Problem description -
Quote the data below in full, minus the images.

Data extract -
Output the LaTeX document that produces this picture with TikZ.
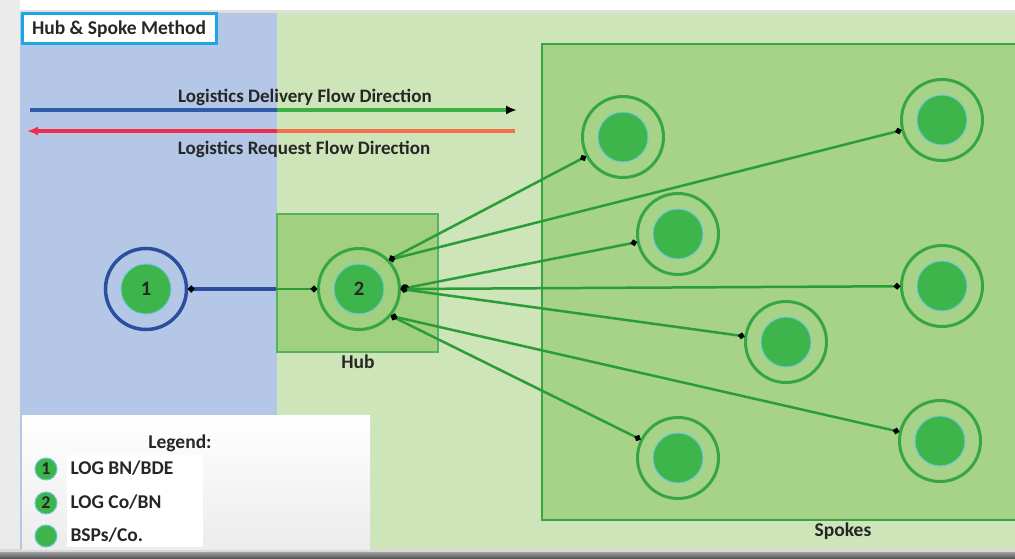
\documentclass[tikz,border=0pt]{standalone}
\usepackage{fontspec}
\setmainfont{Carlito}
\usetikzlibrary{arrows.meta}
\definecolor{pagegray}{HTML}{EBEBEB}
\definecolor{bluebg}{HTML}{B4C7E7}
\definecolor{greenbg}{HTML}{CDE5B8}
\definecolor{spokebg}{HTML}{A6D388}
\definecolor{hubbg}{HTML}{A0D080}
\definecolor{ringgreen}{HTML}{36A642}
\definecolor{core}{HTML}{3DB54A}
\definecolor{coreedge}{HTML}{6CC8D8}
\definecolor{nodeblue}{HTML}{2B4F9E}
\definecolor{linegreen}{HTML}{2A9C38}
\definecolor{titleborder}{HTML}{1DA6E2}
\definecolor{delblue}{HTML}{2F5BA8}
\definecolor{delgreen}{HTML}{3CB043}
\definecolor{reqred}{HTML}{EE2D4F}
\definecolor{reqorange}{HTML}{F2704C}
\definecolor{txt}{HTML}{262626}
\begin{document}
\begin{tikzpicture}[x=1pt,y=-1pt,
  every node/.style={font=\fontsize{19.5}{22}\selectfont\bfseries, text=txt},
  corefill/.style={path picture={\filldraw[fill=core,draw=coreedge,line width=1pt] (path picture bounding box.center) circle (25pt);}},
  spoke/.style={circle, draw=ringgreen, line width=3pt, minimum size=81pt, inner sep=0pt, corefill},
  hubnode/.style={spoke, font=\fontsize{20.5}{22}\selectfont\bfseries},
  bdenode/.style={spoke, draw=nodeblue, line width=3.5pt, font=\fontsize{20.5}{22}\selectfont\bfseries},
  conn/.style={draw=linegreen, line width=2.5pt, {Circle[length=6pt,color=black]}-{Circle[length=6pt,color=black]}},
  legdot/.style={circle, fill=core, draw=coreedge, line width=1pt, minimum size=22pt, inner sep=0pt, font=\fontsize{18}{20}\selectfont\bfseries},
  flow/.style={line width=3.5pt}
]
\useasboundingbox (0,0) rectangle (1015,559);
% backgrounds
\fill[pagegray] (0,0) rectangle (1015,559);
\fill[white] (20,0) rectangle (1015,10);
\fill[gray!25] (20,10) rectangle (1015,13);
\fill[bluebg] (20,13) rectangle (277,551);
\fill[greenbg] (277,13) rectangle (1015,551);
\fill[gray!30] (0,549) rectangle (1015,552);
\shade[top color=gray!75, bottom color=gray!60!black] (0,552) rectangle (1015,559);
% spokes area
\fill[spokebg] (542,44) rectangle (1015,520);
\draw[ringgreen, line width=2.5pt] (1016,44) -- (542,44) -- (542,520) -- (1016,520);
\node (spokeslbl) at (843,531) {Spokes};
% hub area
\node[draw=ringgreen!85, line width=2pt, fill=hubbg, minimum width=161pt, minimum height=138pt, inner sep=0pt] (hub) at (357,283) {};
\node (hublbl) at (358,362) {Hub};
% title
\node[draw=titleborder, fill=white, line width=3pt, minimum width=194pt, minimum height=30pt, inner sep=0pt] (title) at (119,29) {Hub \& Spoke Method};
% flow arrows
\coordinate (delL) at (30,110);
\coordinate (delM) at (277,110);
\coordinate (delR) at (517,110);
\coordinate (reqL) at (27,131);
\coordinate (reqM) at (277,131);
\coordinate (reqR) at (515,131);
\draw[flow, delblue] (delL) -- (delM);
\draw[flow, delgreen, -{Latex[length=11pt,width=9pt,color=black]}] (delM) -- (delR);
\draw[flow, reqorange] (reqR) -- (reqM);
\draw[flow, reqred, -{Latex[length=11pt,width=9pt,color=reqred]}] (reqM) -- (reqL);
\node[font=\fontsize{19}{22}\selectfont\bfseries] (dellbl) at (305,97) {Logistics Delivery Flow Direction};
\node[font=\fontsize{19}{22}\selectfont\bfseries] (reqlbl) at (304,149) {Logistics Request Flow Direction};
% nodes
\node[bdenode] (n1) at (146,289) {1};
\node[hubnode] (n2) at (359,289) {2};
\node[spoke] (s1) at (623,137) {};
\node[spoke] (s2) at (942,120) {};
\node[spoke] (s3) at (678,234) {};
\node[spoke] (s4) at (942,286) {};
\node[spoke] (s5) at (786,342) {};
\node[spoke] (s6) at (940,441) {};
\node[spoke] (s7) at (678,458) {};
% connectors
\coordinate (hubL) at (hub.west |- n1);
\draw[conn] (n1) -- (n2);
\draw[draw=nodeblue, line width=3.5pt, {Circle[length=6pt,color=black]}-] (n1) -- (hubL);
\draw[conn] (n2.44) -- (s1);
\draw[conn] (n2.44) -- (s2);
\draw[conn, {Circle[length=8pt,color=black]}-{Circle[length=6pt,color=black]}] (n2.0) -- (s3);
\draw[conn] (n2.0) -- (s4);
\draw[conn] (n2.0) -- (s5);
\draw[conn] (n2.-40) -- (s6);
\draw[conn] (n2.-40) -- (s7);
% legend
\shade[top color=white, bottom color=gray!15] (22,415) rectangle (370,549);
\fill[white] (67,455) rectangle (203,547);
\node (leglbl) at (180,443) {Legend:};
\node[legdot] (l1) at (46,469) {1};
\node[legdot] (l2) at (46,503) {2};
\node[legdot] (l3) at (46,536) {};
\node[anchor=west] (l1t) at (67,468) {LOG BN/BDE};
\node[anchor=west] (l2t) at (67,502) {LOG Co/BN};
\node[anchor=west] (l3t) at (67,535) {BSPs/Co.};
\end{tikzpicture}
\end{document}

Reply to the task -
Output the LaTeX document that produces this picture with TikZ.
\documentclass[tikz,border=0pt]{standalone}
\usepackage{fontspec}
\setmainfont{Carlito}
\usetikzlibrary{arrows.meta}
\definecolor{pagegray}{HTML}{EBEBEB}
\definecolor{bluebg}{HTML}{B4C7E7}
\definecolor{greenbg}{HTML}{CDE5B8}
\definecolor{spokebg}{HTML}{A6D388}
\definecolor{hubbg}{HTML}{A0D080}
\definecolor{ringgreen}{HTML}{36A642}
\definecolor{core}{HTML}{3DB54A}
\definecolor{coreedge}{HTML}{6CC8D8}
\definecolor{nodeblue}{HTML}{2B4F9E}
\definecolor{linegreen}{HTML}{2A9C38}
\definecolor{titleborder}{HTML}{1DA6E2}
\definecolor{delblue}{HTML}{2F5BA8}
\definecolor{delgreen}{HTML}{3CB043}
\definecolor{reqred}{HTML}{EE2D4F}
\definecolor{reqorange}{HTML}{F2704C}
\definecolor{txt}{HTML}{262626}
\begin{document}
\begin{tikzpicture}[x=1pt,y=-1pt,
  every node/.style={font=\fontsize{19.5}{22}\selectfont\bfseries, text=txt},
  corefill/.style={path picture={\filldraw[fill=core,draw=coreedge,line width=1pt] (path picture bounding box.center) circle (25pt);}},
  spoke/.style={circle, draw=ringgreen, line width=3pt, minimum size=81pt, inner sep=0pt, corefill},
  hubnode/.style={spoke, font=\fontsize{20.5}{22}\selectfont\bfseries},
  bdenode/.style={spoke, draw=nodeblue, line width=3.5pt, font=\fontsize{20.5}{22}\selectfont\bfseries},
  conn/.style={draw=linegreen, line width=2.5pt, {Circle[length=6pt,color=black]}-{Circle[length=6pt,color=black]}},
  legdot/.style={circle, fill=core, draw=coreedge, line width=1pt, minimum size=22pt, inner sep=0pt, font=\fontsize{18}{20}\selectfont\bfseries},
  flow/.style={line width=3.5pt}
]
\useasboundingbox (0,0) rectangle (1015,559);
% backgrounds
\fill[pagegray] (0,0) rectangle (1015,559);
\fill[white] (20,0) rectangle (1015,10);
\fill[gray!25] (20,10) rectangle (1015,13);
\fill[bluebg] (20,13) rectangle (277,551);
\fill[greenbg] (277,13) rectangle (1015,551);
\fill[gray!30] (0,549) rectangle (1015,552);
\shade[top color=gray!75, bottom color=gray!60!black] (0,552) rectangle (1015,559);
% spokes area
\fill[spokebg] (542,44) rectangle (1015,520);
\draw[ringgreen, line width=2.5pt] (1016,44) -- (542,44) -- (542,520) -- (1016,520);
\node (spokeslbl) at (843,531) {Spokes};
% hub area
\node[draw=ringgreen!85, line width=2pt, fill=hubbg, minimum width=161pt, minimum height=138pt, inner sep=0pt] (hub) at (357,283) {};
\node (hublbl) at (358,362) {Hub};
% title
\node[draw=titleborder, fill=white, line width=3pt, minimum width=194pt, minimum height=30pt, inner sep=0pt] (title) at (119,29) {Hub \& Spoke Method};
% flow arrows
\coordinate (delL) at (30,110);
\coordinate (delM) at (277,110);
\coordinate (delR) at (517,110);
\coordinate (reqL) at (27,131);
\coordinate (reqM) at (277,131);
\coordinate (reqR) at (515,131);
\draw[flow, delblue] (delL) -- (delM);
\draw[flow, delgreen, -{Latex[length=11pt,width=9pt,color=black]}] (delM) -- (delR);
\draw[flow, reqorange] (reqR) -- (reqM);
\draw[flow, reqred, -{Latex[length=11pt,width=9pt,color=reqred]}] (reqM) -- (reqL);
\node[font=\fontsize{19}{22}\selectfont\bfseries] (dellbl) at (305,97) {Logistics Delivery Flow Direction};
\node[font=\fontsize{19}{22}\selectfont\bfseries] (reqlbl) at (304,149) {Logistics Request Flow Direction};
% nodes
\node[bdenode] (n1) at (146,289) {1};
\node[hubnode] (n2) at (359,289) {2};
\node[spoke] (s1) at (623,137) {};
\node[spoke] (s2) at (942,120) {};
\node[spoke] (s3) at (678,234) {};
\node[spoke] (s4) at (942,286) {};
\node[spoke] (s5) at (786,342) {};
\node[spoke] (s6) at (940,441) {};
\node[spoke] (s7) at (678,458) {};
% connectors
\coordinate (hubL) at (hub.west |- n1);
\draw[conn] (n1) -- (n2);
\draw[draw=nodeblue, line width=3.5pt, {Circle[length=6pt,color=black]}-] (n1) -- (hubL);
\draw[conn] (n2.44) -- (s1);
\draw[conn] (n2.44) -- (s2);
\draw[conn, {Circle[length=8pt,color=black]}-{Circle[length=6pt,color=black]}] (n2.0) -- (s3);
\draw[conn] (n2.0) -- (s4);
\draw[conn] (n2.0) -- (s5);
\draw[conn] (n2.-40) -- (s6);
\draw[conn] (n2.-40) -- (s7);
% legend
\shade[top color=white, bottom color=gray!15] (22,415) rectangle (370,549);
\fill[white] (67,455) rectangle (203,547);
\node (leglbl) at (180,443) {Legend:};
\node[legdot] (l1) at (46,469) {1};
\node[legdot] (l2) at (46,503) {2};
\node[legdot] (l3) at (46,536) {};
\node[anchor=west] (l1t) at (67,468) {LOG BN/BDE};
\node[anchor=west] (l2t) at (67,502) {LOG Co/BN};
\node[anchor=west] (l3t) at (67,535) {BSPs/Co.};
\end{tikzpicture}
\end{document}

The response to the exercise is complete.